Credit Ahmadzai with reminding the Material Girl that you have to have something worth dancing to if you want to conquer the dance circuit. Credit him also with showing her what "ambient" is really all about (it doesn't have to mean "boring"). Ahmadzai co-wrote "Paradise (Not for Me)" with Madonna, and it's one of her most adventurous outings, a hauntingly bittersweet 6½-minute synthesized extravaganza that finds Madonna convincingly sing-speaking lyrics of an older character who says "I can't remember/when I was young/ into your eyes/my face remains."

Opening with the retro-disco snap of the title track and first single, "Music" returns to the home ground that lifted Madonna to fame songs about dancing that beg for DJ mixing. This one even appeals straight to the source at the beginning, asking: "Hey Mr. DJ, put another record on, I want to dance with my baby."
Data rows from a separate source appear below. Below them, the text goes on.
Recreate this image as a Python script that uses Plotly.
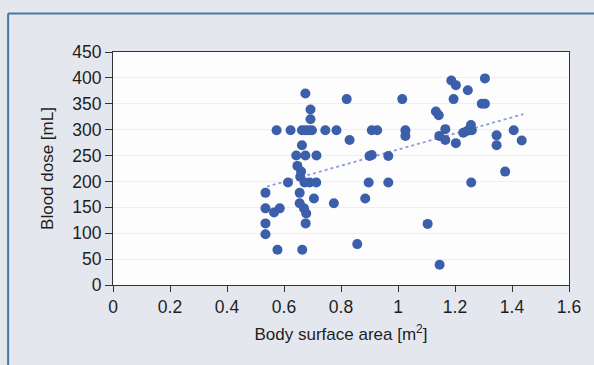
import plotly.graph_objects as go

# Body surface area [m^2]
bsa = [0.535, 0.535, 0.565, 0.585, 0.535, 0.535, 0.577, 0.574, 0.614,
       0.623, 0.663, 0.675, 0.687, 0.698, 0.675, 0.693, 0.693, 0.663,
       0.643, 0.675, 0.714, 0.647, 0.660, 0.657, 0.672, 0.690, 0.713,
       0.655, 0.705, 0.655, 0.670, 0.678, 0.676, 0.664, 0.745, 0.784,
       0.775, 0.820, 0.830, 0.857, 0.885, 0.897, 0.900, 0.908, 0.908,
       0.927, 0.966, 0.966, 1.015, 1.026, 1.026, 1.104, 1.133, 1.143,
       1.146, 1.166, 1.145, 1.166, 1.187, 1.203, 1.195, 1.203, 1.229,
       1.244, 1.256, 1.259, 1.245, 1.257, 1.294, 1.305, 1.305, 1.346,
       1.346, 1.376, 1.406, 1.434]
# Blood dose [mL]
dose = [178, 148, 140, 148, 119, 98, 68, 299, 198,
        299, 299, 299, 299, 299, 370, 339, 320, 270,
        250, 250, 250, 230, 219, 209, 198, 198, 198,
        178, 167, 158, 148, 138, 119, 68, 299, 299,
        158, 359, 280, 79, 167, 198, 249, 251, 299,
        299, 249, 198, 359, 299, 288, 118, 335, 328,
        39, 301, 288, 280, 395, 386, 359, 274, 294,
        298, 309, 299, 376, 198, 350, 350, 399, 289,
        270, 219, 299, 279]

trend_x = [0.54, 1.44]
trend_y = [190, 330]

x_ticks = [0, 0.2, 0.4, 0.6, 0.8, 1, 1.2, 1.4, 1.6]
x_tick_labels = ["0", "0.2", "0.4", "0.6", "0.8", "1", "1.2", "1.4", "1.6"]
y_ticks = [0, 50, 100, 150, 200, 250, 300, 350, 400, 450]

fig = go.Figure()
fig.add_trace(go.Scatter(x=trend_x, y=trend_y, mode="lines",
                         line=dict(color="#8d9bd8", width=1.8, dash="dot"),
                         hoverinfo="skip", showlegend=False))
fig.add_trace(go.Scatter(x=bsa, y=dose, mode="markers",
                         marker=dict(color="#3b5fab", size=10, line=dict(width=0)),
                         showlegend=False))

font_family = "Liberation Sans, Arial, sans-serif"
fig.update_layout(
    width=594, height=365,
    margin=dict(l=113, r=25, t=52, b=80),
    paper_bgcolor="#e4e8ee",
    plot_bgcolor="#fdfdfd",
    font=dict(family=font_family, size=17, color="#1e1e1e"),
    xaxis=dict(range=[0, 1.6], tickvals=x_ticks, ticktext=x_tick_labels,
               showgrid=False, zeroline=False, showline=True, linecolor="#333333",
               linewidth=1, mirror=True, ticks="outside", ticklen=6,
               tickcolor="#333333", tickfont=dict(size=17.5), automargin=False,
               title=dict(text="Body surface area [m<sup>2</sup>]",
                          font=dict(size=17), standoff=12),
               fixedrange=True),
    yaxis=dict(range=[0, 450], tickvals=y_ticks,
               showgrid=True, gridcolor="#eeeeee", gridwidth=1,
               zeroline=False, showline=True, linecolor="#333333",
               linewidth=1, mirror=True, ticks="outside", ticklen=7,
               tickcolor="#333333", tickfont=dict(size=17.5), automargin=False,
               title=dict(text="Blood dose [mL]", font=dict(size=17), standoff=14),
               fixedrange=True),
    shapes=[
        dict(type="line", xref="paper", yref="paper", x0=-0.230, x1=1.2,
             y0=1.165, y1=1.165, line=dict(color="#4677a8", width=2)),
        dict(type="line", xref="paper", yref="paper", x0=-0.230, x1=-0.230,
             y0=1.165, y1=-0.5, line=dict(color="#4677a8", width=2)),
    ],
)

fig.write_html("out.html", config={"displayModeBar": False},
               post_script="document.body.style.margin='0';")
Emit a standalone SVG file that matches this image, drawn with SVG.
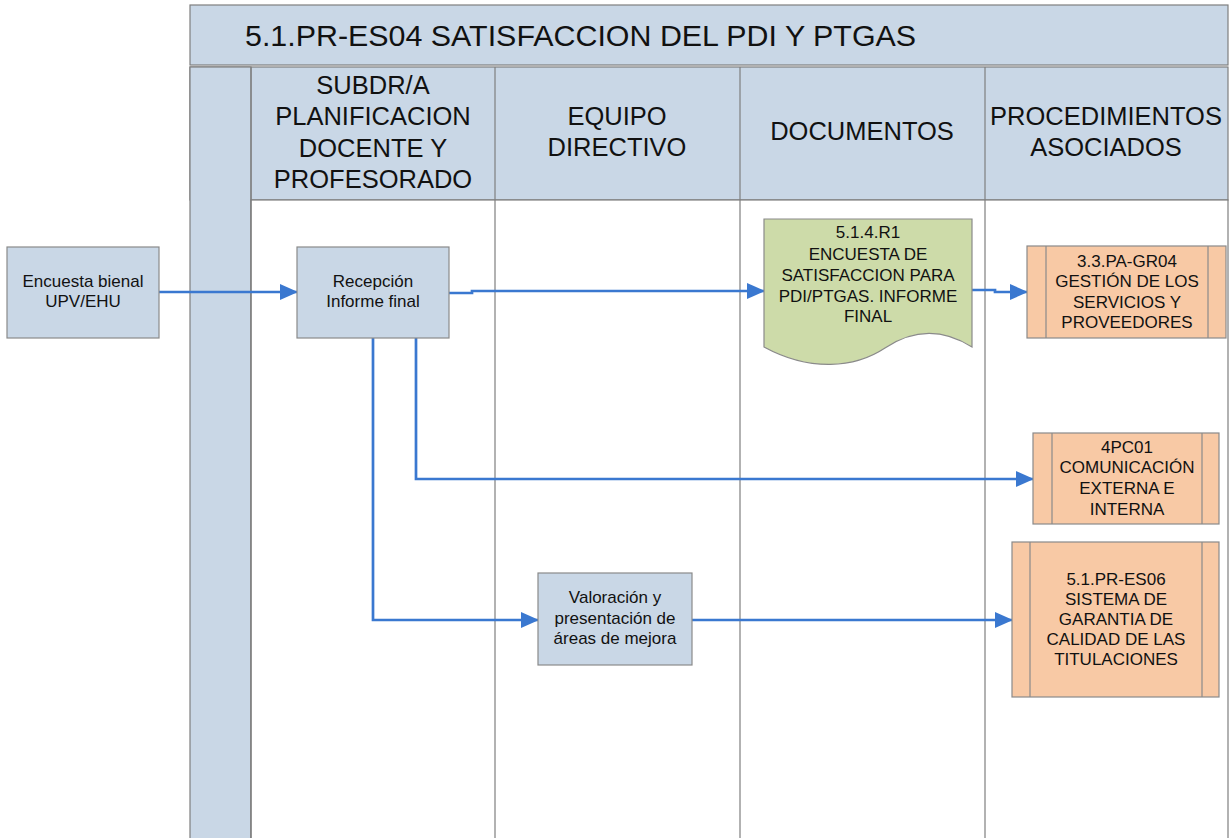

Music's upbeat techno vibe rolls right on into "Impressive Instant," the first of several songs that feature Madonna playing with the vocoder voice-altering machine that brought Cher's pop career back from the dead last year.

Orbit and Ahmadzai put her vocals through all sorts of electronic calisthenics on this disc, sometimes making it seem as though Madonna is dueting with a horde of Lilliputians. But the result is a never-ending cycle of sound that keeps Music from falling into the same dense pit of synthesizer loops that turned Ray of Light into a snooze.

"It's Amazing" is a Madonna/Orbit collaboration that would fit in well with their "Beautiful Stranger" single from the Austin Powers: The Spy Who Shagged Me soundtrack, and "Nobody's Perfect" cashes in heavily again on Cher's vocoder "Believe" trickery.

While Madonna has left her former bubblegum pop hit territory to the younger girls (Britney Spears and Chicago's Nina Gordon are currently handling '80s Madonna pop territory better than Madonna did herself), she seems determined to stay on top of the dance floor scene.

But while the dance element of this disc may succeed much more than her past couple of albums, the best melodies still come when Madonna lets go of the remix button and just sings a song. On "What It Feels Like for a Girl," she lets the wash of sound build around her as she sings with honest emotion, asking guys everywhere to think about, "Do you know what it feels like for a girl/do you know what it feels like in this world for a girl?"

It also helps when she's got some organic instruments backing her, rather than the often sterile backdrop of electronic beats and synthesizer chords. The best songs on Music rely on simple guitar lines to ground them, even when washes of orchestral sounds and slap drums surround them.

"I Deserve It" strips away all the gimmickry and leaves the singer to croon on her own with a softly strumming guitar. It's a poignant, perfect hymn to her current flame, Guy Ritchie, an autobiographical signpost with lyrics that stand as her own personal treatise and as a universal poem for any girl who looks at them with a lowercase G:

"This Guy was meant for me
and I was meant for him
this Guy was dreamt for me
and I was dreamt for him ...
many miles, many roads I have traveled
fallen down on the way
many hearts, many years have unraveled
leading up to today."

The other key tracks also involve a well-carved guitar lick. "Don't Tell Me" starts with a picked guitar line that is stopped, started, chopped, diced and then underscored by electronic drums and strings. Before you know it, there's a symphony of groove happening as Madonna croons, "don't you ever tell me love isn't true/it's just something that we do."

"Gone" caps the album with the questionable line, "selling out is not my thing" (then again, maybe it's not questionable Madonna doesn't sell-out musically, she usurps). But the easily strummed guitar and unaffected simple harmonized chorus on "Gone" are what pop music is all about catchy melody and it's a welcome place for Madonna to return to.

Music is the album Madonna has been reaching toward for a decade. Fun, savvy and instantly catchy, watch for this Music to be dominating the charts for the rest of the year.